Plan a session with this activity

You will need

  • Pens or pencils
  • Erasers
  • Scrap paper
  • OS or other map printout of the local area, one per group
  • Waterproof map case, as needed
  • Compasses
  • Mobile phone with a route tracking app, one per group
  • Suitable hiking gear for everyone

Before you begin

  • This activity requires advanced compass skills and the ability to use bearings. Consider running Navigation stations beforehand to brush up on these.
  • Have a look through this advice on running hillwalking activities. Ideally, this activity should be run around the local area, to help with accessibility, familiarity and travel time for your helpers. You’ll probably need to run this activity across two sessions, with one spent planning the routes and one spent walking them.
  • Make sure you have enough helpers and leaders available to supervise your group on a hike around the local area and help with navigation techniques. Each one will need to bring a mobile phone with a route-tracking app downloaded. This needs to be enabled during the hike to trace the route taken. If this isn’t possible, try to use a young person’s phone or have a leader trace the route taken in pencil on the map printout.
  • Set out tables and chairs for each group. Put a map, pens, pencils and paper on each table.

Plan the route

  1. Split everyone into equal groups. Each group should sit together at a table.
  2. Explain that each group should create a route on their map for another group to walk. This route should include the use of bearings, deviations and triangulation where necessary. Explain that each group will be accompanied by a helper carrying a route-tracking app that will trace the route taken from start to finish, making a shape on the map.
  1. Groups should start by drawing their shape in pencil on the map, connecting it up to the start and finish point, which should be the same. They can use this to come up with instructions for the other group to follow based on where the lines lead.
  1. Give each group a number and have them write it on the top of their instructions. When all of the instructions have been finished, the person leading the activity should make a note of who’s in each group and which helper will be accompanying them.

Compass drawings

  1. Separate the groups. Make sure they’ve got everything they need, are suitably dressed and have filled their water bottles. Give everyone a set of instructions created by another group.
  1. When everyone sets off from their start point, their helper should start the route-tracking app to record the route taken. When each group finishes their route, their helper should stop the route-tracking app to reveal the picture.
  2. Gather everyone back together and compare pictures to see who how well everyone did.

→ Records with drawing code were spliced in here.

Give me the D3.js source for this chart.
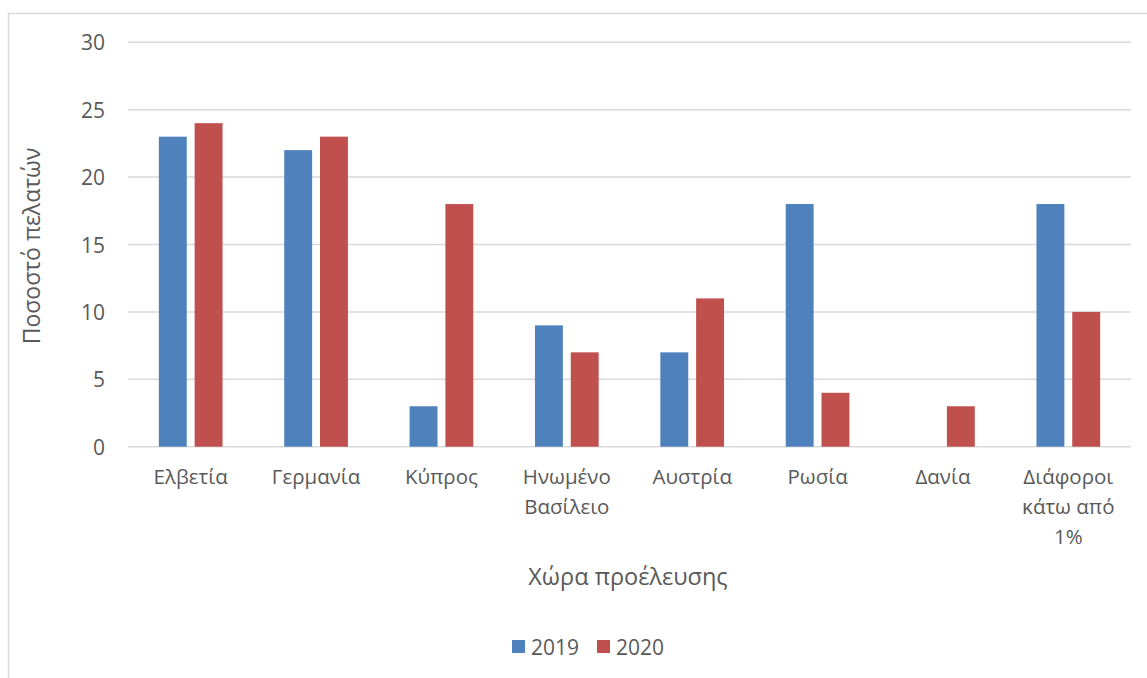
<!DOCTYPE html>
<html>
<head>
<meta charset="utf-8">
<script src="https://cdn.jsdelivr.net/npm/d3@7"></script>
<style>
  html, body { margin: 0; padding: 0; background: #fff; }
  svg text { font-family: "Open Sans", "Noto Sans", sans-serif; fill: #595959; }
</style>
</head>
<body>
<svg id="chart" width="1147" height="678"></svg>
<script>
// Countries of origin (multi-line labels split on \n)
const categories = [
  "Ελβετία", "Γερμανία", "Κύπρος", "Ηνωμένο\nΒασίλειο",
  "Αυστρία", "Ρωσία", "Δανία", "Διάφοροι\nκάτω από\n1%"
];
const seriesNames = ["2019", "2020"];
const values2019 = [23, 22, 3, 9, 7, 18, 0, 18];
const values2020 = [24, 23, 18, 7, 11, 4, 3, 10];
const yTicks = [0, 5, 10, 15, 20, 25, 30];
const colors = ["#4f81bd", "#c0504d"];

const svg = d3.select("#chart");

// Outer chart frame (partly outside the viewport on the right and bottom)
svg.append("rect")
  .attr("x", 8.5).attr("y", 13.5)
  .attr("width", 1150).attr("height", 700)
  .attr("fill", "none").attr("stroke", "#d9d9d9").attr("stroke-width", 1.5);

const plot = { left: 128, right: 1131, top: 42.3, bottom: 446.7 };

const x = d3.scaleBand().domain(categories).range([plot.left, plot.right]).padding(0);
const y = d3.scaleLinear().domain([0, 30]).range([plot.bottom, plot.top]);
const inner = d3.scaleBand().domain(seriesNames).range([0, 63.7]).paddingInner(0.22);

// Horizontal gridlines
svg.append("g")
  .selectAll("line").data(yTicks).join("line")
  .attr("x1", plot.left).attr("x2", plot.right)
  .attr("y1", d => y(d)).attr("y2", d => y(d))
  .attr("stroke", "#d9d9d9").attr("stroke-width", 1.5);

// Y tick labels
svg.append("g")
  .selectAll("text").data(yTicks).join("text")
  .attr("x", 105).attr("y", d => y(d))
  .attr("text-anchor", "end").attr("dominant-baseline", "central")
  .attr("font-size", 21)
  .text(d => d);

// Bars
const rows = categories.map((c, i) => ({ c, v: [values2019[i], values2020[i]] }));
const groups = svg.append("g").selectAll("g").data(rows).join("g")
  .attr("transform", d => `translate(${x(d.c) + x.bandwidth() / 2 - 31.85},0)`);
groups.selectAll("rect")
  .data(d => seriesNames.map((s, j) => ({ s, v: d.v[j], j })))
  .join("rect")
  .attr("x", d => inner(d.s))
  .attr("width", inner.bandwidth())
  .attr("y", d => y(d.v))
  .attr("height", d => y(0) - y(d.v))
  .attr("fill", d => colors[d.j]);

// Category labels
const catLabels = svg.append("g").selectAll("text").data(categories).join("text")
  .attr("text-anchor", "middle")
  .attr("font-size", 20.5)
  .attr("x", d => x(d) + x.bandwidth() / 2)
  .attr("y", 484);
catLabels.each(function(d) {
  const t = d3.select(this);
  d.split("\n").forEach((line, i) => {
    t.append("tspan")
      .attr("x", x(d) + x.bandwidth() / 2)
      .attr("dy", i === 0 ? 0 : 30)
      .text(line);
  });
});

// Axis titles
svg.append("text")
  .attr("x", 628).attr("y", 585)
  .attr("text-anchor", "middle").attr("font-size", 23.5)
  .text("Χώρα προέλευσης");
svg.append("text")
  .attr("transform", "translate(40,246) rotate(-90)")
  .attr("text-anchor", "middle").attr("font-size", 23)
  .text("Ποσοστό πελατών");

// Legend
const legend = svg.append("g").selectAll("g").data(seriesNames).join("g")
  .attr("transform", (d, i) => `translate(${512 + i * 85},640)`);
legend.append("rect").attr("width", 13).attr("height", 13)
  .attr("fill", (d, i) => colors[i]);
legend.append("text").attr("x", 19).attr("y", 6.5)
  .attr("dominant-baseline", "central").attr("font-size", 21)
  .text(d => d);
</script>
</body>
</html>
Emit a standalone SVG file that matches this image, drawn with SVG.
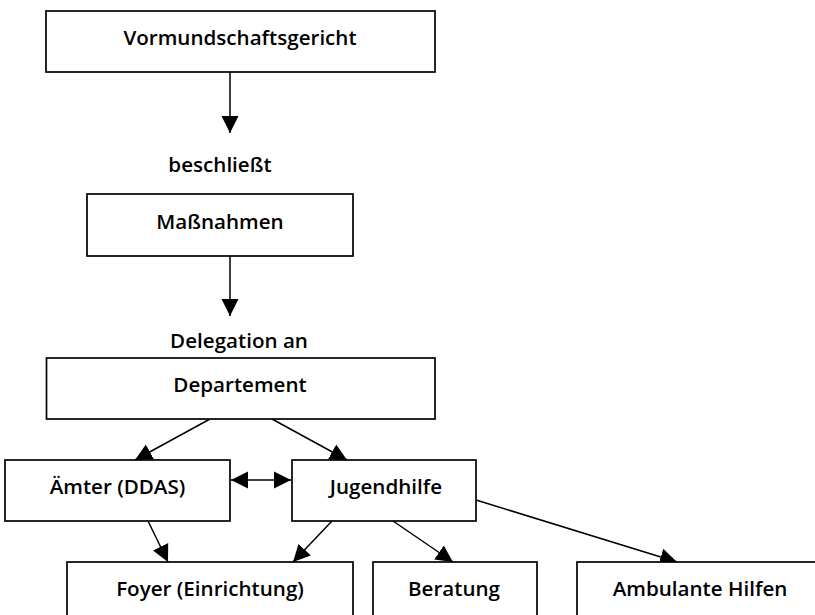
<svg xmlns="http://www.w3.org/2000/svg" width="815" height="615" viewBox="0 0 815 615">
<style>
.box{fill:#fff;stroke:#000;stroke-width:1.7}
.t{font-family:"Open Sans","Liberation Sans",sans-serif;font-weight:600;font-size:20.6px;fill:#000;text-anchor:middle}
.c{stroke:#000;stroke-width:1.5;fill:none}
</style>
<defs>
<marker id="ah" markerUnits="userSpaceOnUse" markerWidth="18" markerHeight="18" refX="17" refY="8.5" orient="auto-start-reverse" viewBox="0 0 18 17">
<path d="M0,0 L17,8.5 L0,17 z" fill="#000"/>
</marker>
</defs>
<rect width="815" height="615" fill="#fff"/>
<g id="connectors">
<line class="c" x1="230" y1="72" x2="230" y2="133" marker-end="url(#ah)"/>
<line class="c" x1="230" y1="256" x2="230" y2="316" marker-end="url(#ah)"/>
<line class="c" x1="210" y1="419" x2="135" y2="460" marker-end="url(#ah)"/>
<line class="c" x1="272" y1="419" x2="347" y2="460" marker-end="url(#ah)"/>
<line class="c" x1="231" y1="480" x2="291" y2="480" marker-start="url(#ah)" marker-end="url(#ah)"/>
<line class="c" x1="148" y1="521" x2="168" y2="562" marker-end="url(#ah)"/>
<line class="c" x1="332" y1="521" x2="293" y2="562" marker-end="url(#ah)"/>
<line class="c" x1="393" y1="521" x2="453" y2="562" marker-end="url(#ah)"/>
<line class="c" x1="476" y1="500" x2="677" y2="562" marker-end="url(#ah)"/>
</g>
<g id="label-beschliesst"><text class="t" x="220" y="172">beschließt</text></g>
<g id="label-delegation"><text class="t" x="239" y="348">Delegation an</text></g>
<g id="vormundschaftsgericht"><rect class="box" x="46" y="11" width="389" height="61"/><text class="t" x="240" y="45">Vormundschaftsgericht</text></g>
<g id="massnahmen"><rect class="box" x="87" y="194" width="266" height="62"/><text class="t" x="220" y="229">Maßnahmen</text></g>
<g id="departement"><rect class="box" x="46.5" y="358" width="388.5" height="61"/><text class="t" x="240" y="392">Departement</text></g>
<g id="aemter"><rect class="box" x="5" y="460" width="225" height="61"/><text class="t" x="117.5" y="494">Ämter (DDAS)</text></g>
<g id="jugendhilfe"><rect class="box" x="292" y="460" width="184" height="61"/><text class="t" x="386" y="494">Jugendhilfe</text></g>
<g id="foyer"><rect class="box" x="67" y="562" width="286" height="62"/><text class="t" x="210" y="596">Foyer (Einrichtung)</text></g>
<g id="beratung"><rect class="box" x="373" y="562" width="164" height="62"/><text class="t" x="454" y="596">Beratung</text></g>
<g id="ambulante"><rect class="box" x="577" y="562" width="240" height="62"/><text class="t" x="700" y="596">Ambulante Hilfen</text></g>
</svg>
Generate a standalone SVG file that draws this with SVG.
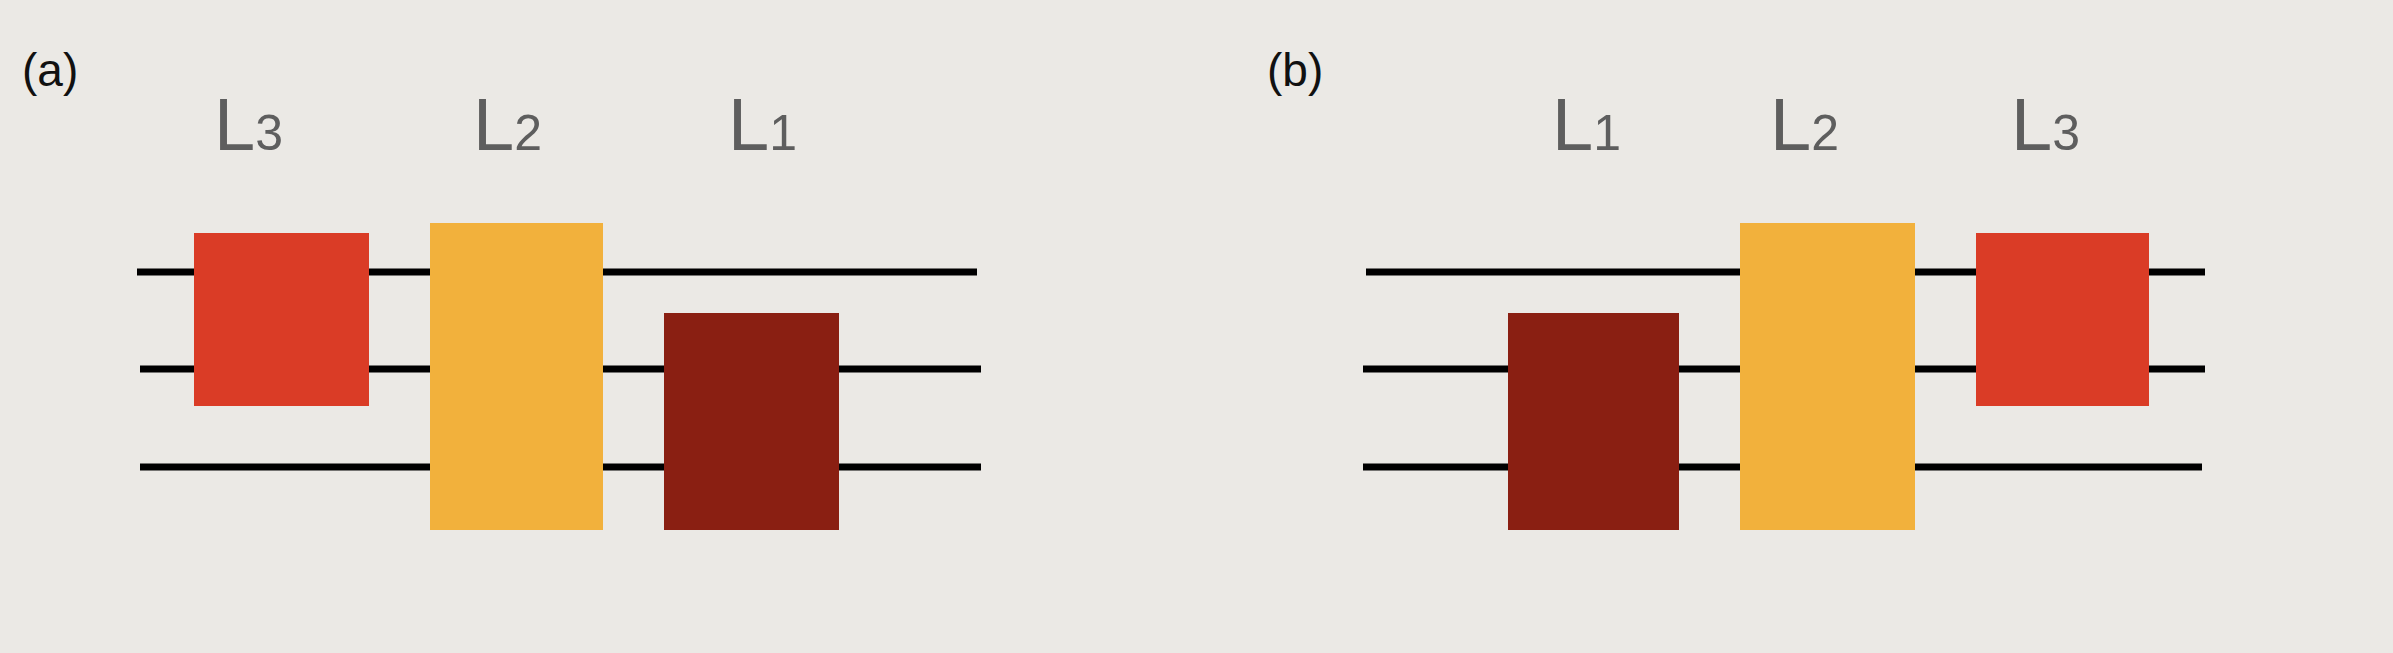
<svg xmlns="http://www.w3.org/2000/svg" width="2393" height="653" viewBox="0 0 2393 653">
<style>
.ln{stroke:#000;stroke-width:7}
.lab{font-family:"Liberation Sans",Arial,sans-serif;font-size:74px;fill:#5e5e5e}
.sub{font-size:50px}
.tag{font-family:"Liberation Sans",Arial,sans-serif;font-size:46px;fill:#111}
.r{fill:#da3c26}.y{fill:#f2b13c}.d{fill:#8a1f12}
</style>
<rect width="2393" height="653" fill="#ebe9e5"/>
<g id="connectors">
<line class="ln" x1="137" y1="272" x2="977" y2="272"/>
<line class="ln" x1="140" y1="369" x2="981" y2="369"/>
<line class="ln" x1="140" y1="467" x2="981" y2="467"/>
<line class="ln" x1="1366" y1="272" x2="2205" y2="272"/>
<line class="ln" x1="1363" y1="369" x2="2205" y2="369"/>
<line class="ln" x1="1363" y1="467" x2="2202" y2="467"/>
</g>
<text class="tag" x="22" y="86">(a)</text>
<text class="tag" x="1267" y="86">(b)</text>
<g id="a-L3"><rect class="r" x="194" y="233" width="175" height="173"/><text class="lab" x="214" y="150">L<tspan class="sub" dy="0">3</tspan></text></g>
<g id="a-L2"><rect class="y" x="430" y="223" width="173" height="307"/><text class="lab" x="473" y="150">L<tspan class="sub">2</tspan></text></g>
<g id="a-L1"><rect class="d" x="664" y="313" width="175" height="217"/><text class="lab" x="728" y="150">L<tspan class="sub">1</tspan></text></g>
<g id="b-L1"><rect class="d" x="1508" y="313" width="171" height="217"/><text class="lab" x="1552" y="150">L<tspan class="sub">1</tspan></text></g>
<g id="b-L2"><rect class="y" x="1740" y="223" width="175" height="307"/><text class="lab" x="1770" y="150">L<tspan class="sub">2</tspan></text></g>
<g id="b-L3"><rect class="r" x="1976" y="233" width="173" height="173"/><text class="lab" x="2011" y="150">L<tspan class="sub">3</tspan></text></g>
</svg>
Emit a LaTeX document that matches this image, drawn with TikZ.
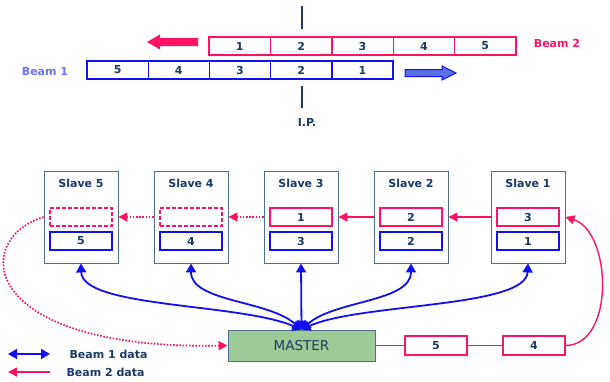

Going out and practising skills you’ve learnt fixes them in your mind and helps you remember them when you next need them. What did you find most challenging about this activity? Think about how you used new skills, the terrain and area you walked in, the weather, and whether you were properly prepared for everything. Is there anything you would’ve done differently, if you were to do this activity again?

Being active and going on a hike also helps you feel better about yourself and appreciate the outdoors. Having the opportunity to walk in nature lets you see the world we live in and appreciate how important the environment is. How might following a set route on public footpaths and roads be better for the environment than taking shortcuts across natural spaces?


All activities must be safely managed. Use the safety checklist to help you plan and risk assess your activity. Do a risk assessment and take appropriate steps to reduce risk. Always get approval for the activity and have suitable supervision and an InTouch process.

Outdoor activities

You must have permission to use the location. Always check the weather forecast and inform parents and carers of any change in venue.

Hiking and walking

Follow the guidance for activities in Terrain Zero, or the guidance from the adventure page.


Provide some light, so the environment isn’t completely dark. Everyone must be able to see others and move around the area safely.

Phones and cameras

Make sure parents and carers are aware and have given consent for photography.